The discussion topics? Asking for and getting consent – what, how, when, when not and why.  Respect. Dignity. How being under the influence of alcohol or drugs raises the stakes and changes the rules.

Maria Shriver’s segment teaches us that in this new era boys growing into men need to be more expressive and vulnerable. The men in the segment expressed that they are faced with the challenge of exploring emotions that have otherwise been suppressed.

Develop A New Skills Set

This means that they need to be self-aware about their feelings, desires, boundaries. They also need to be very clear about how to communicate those feelings, desires and boundaries in a way that can be easily and clearly understood. And all this needs to happen as those feelings, desires and boundaries grow and evolve. During the time it takes boys to grow into men, these feelings, desires and boundaries evolve minute to minute, day to day, and year to year as they grow into themselves and the values that they choose to live by.

Girls growing into women need to develop these same skills.

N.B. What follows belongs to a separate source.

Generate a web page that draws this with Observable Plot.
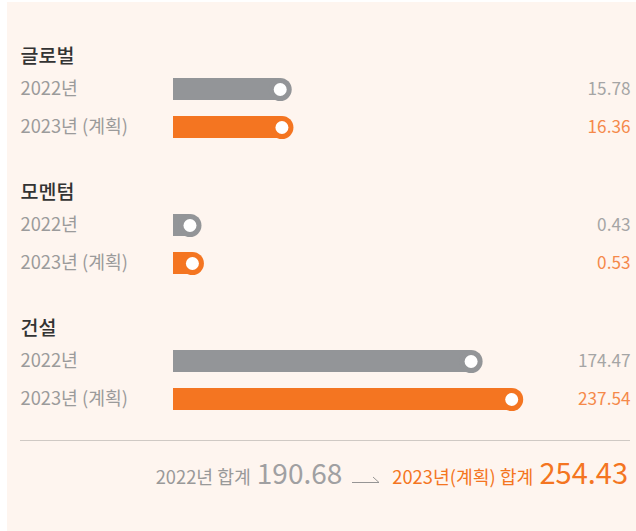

Becoming self-aware, learning how, when and where to communicate that self-awareness to others and then learning how, when and where to set clear boundaries on how others can treat you and how you want to treat others are each complex skills. It takes time, practice and a supportive environment to develop them well and completely.

Support the Learning

The thing that strikes me, as a life-long educator, about how to best explore and grow into these new social skills is the most important element of change. We must find a way to ensure that this new way of relating to each other has the scaffolded support from parents, adults in authority, adults in support roles. It is the only way to help our youth grow into respectful adults of good character capable of making good choices.

If you want a way to start the discussion with your family, support group, classroom or office, consider buying a copy of “Getting Ready: Your Journal to Help You Deal with and Heal from Sexual Harassment”. Then join one of our local Gatherings or host your own Gathering to support and encourage the discussion. You can also join the Facebook Support Group: Gatherings.


  • Joe M.

    Looks like this blog is dead, which is great because the whole thing is heavily biased. You have absolutely nothing on FALSE REPORTS, which are much more common than most people think. False reports are commonly made by women who’ve discovered they can use a false report as a weapon against a man they don’t like (and for lots of other illegitimate reasons too). The #MeToo movement has made doing so much, much easier, by the way.

    • Plum Blossom

      Dear Joe M.,
      Thanks so much for reading my post and offering your perspective. I will look into your suggestion on addressing the issue of false reports – both out of ignorance and out of malice, as your comment implies. Do you have a recommendation for where I should start?